“Every Australian state and territory has now heard the call to step up and support international students”
In its announcement, the NSW government said the measures would help to protect vulnerable students and maintain the state’s track record as a “leading global study destination”.
“International students are an integral part of our communities and our economy,” said minister for skills and tertiary education, Geoff Lee.
“Thousands of families around the state depend on the sector – whether through direct employment, homestays or other services.”
The temporary housing scheme will be targeted at students in “genuine need” and delivered through approved student accommodation or homestay providers.
It also provides increased support via the International Legal Service NSW, making available 50,000 free subscriptions to the multilingual My Legal Mate student app.
A new 24/7 international student support service will also offer free advice and information around the moratorium on rental evictions and medical, mental health, legal and emergency support- it will be available through a Covid-19 hotline.
Lee added that international students make a huge contribution to NSW and deserve a “helping hand”.
“Many have lost their part-time jobs, are unable to return to their home countries and do not qualify for Commonwealth government support programs,” he said.
“The additional support being announced complements efforts of our education institutions, highlighted by a combined $180 million commitment from NSW universities for their international and domestic students.”
The assistance has been welcomed by Australian HE stakeholders, but some have called for the federal government to do more to ensure a unified national approach to assisting students.
“Every Australian state and territory has now heard the call to step up and support international students,” said Universities Australia chief executive, Catriona Jackson.
“They join the nation’s 39 comprehensive universities, who have all established a wide range of supports, including hardship funds.”
However, according to Jackson, the type amount and duration of assistance international students can access varies considerably between jurisdictions.
“The state or territory an international student is studying in should not be the deciding factor in the level of support available to them.
“It is time for the Federal government to survey what is available and join in, ensuring a nationally consistent approach,” Jackson said.
The promise of support for international students has come from the Australian Capital Territory, Northern Territory, Queensland, South Australian, Tasmanian, Victoria and Western Australian governments.
However, these promises have not always materialised.
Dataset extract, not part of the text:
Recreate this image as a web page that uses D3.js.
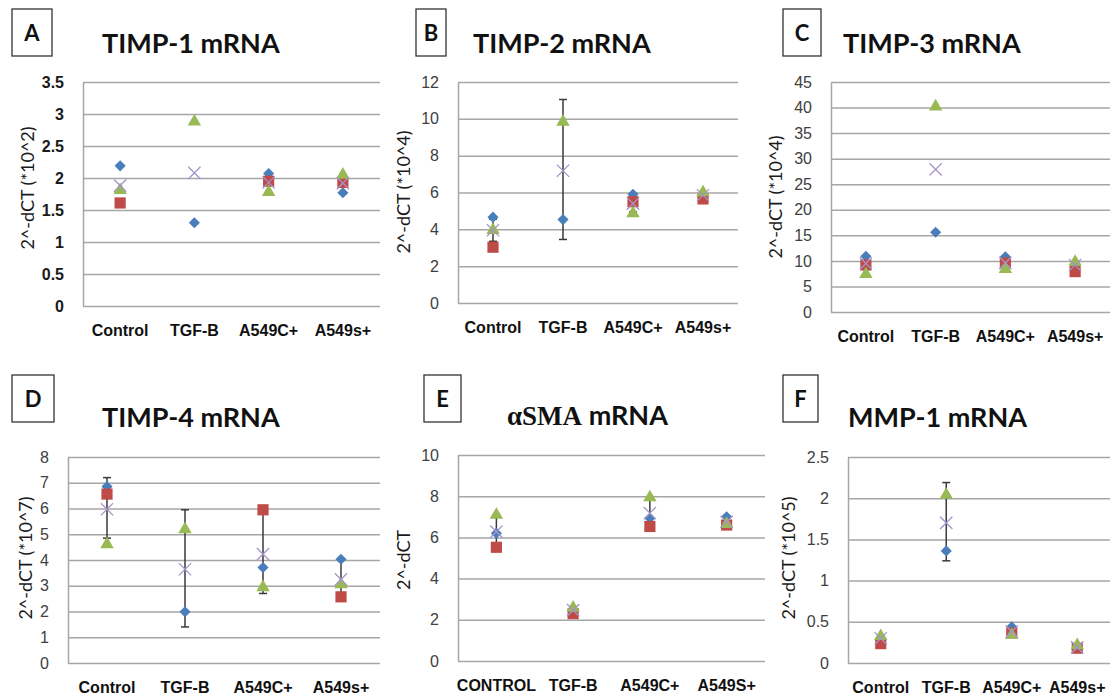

A report by the Sydney Morning Herald revealed that international students are still waiting for Victorian government help – and are relying on food programs and vouchers to survive.
It has been three weeks since the Victorian government pledged tens of millions of dollars in relief funding for the state’s international students.
Executive officer of the International Student Education Agents Association, Robert Parsonson, said that the NSW government’s announcement is a good first step but more is needed.
“There needs to be further details on the StudyNSW page on how to access the emergency accommodation,” he said.
“The state government still needs to address emergency food and financial aid”
“The state government still needs to address emergency food and financial aid. Much of the work is being done by charity and community groups.
“The City of Sydney has set up Hamper Hubs with charity OzHarvest distributing 500 hampers last week,” Parsonson added.
International education is Australia’s fourth-largest export contributing $39 billion to the national economy every year. In NSW, universities contributed $8.3bn in export income in 2018-19, supporting thousands of local jobs.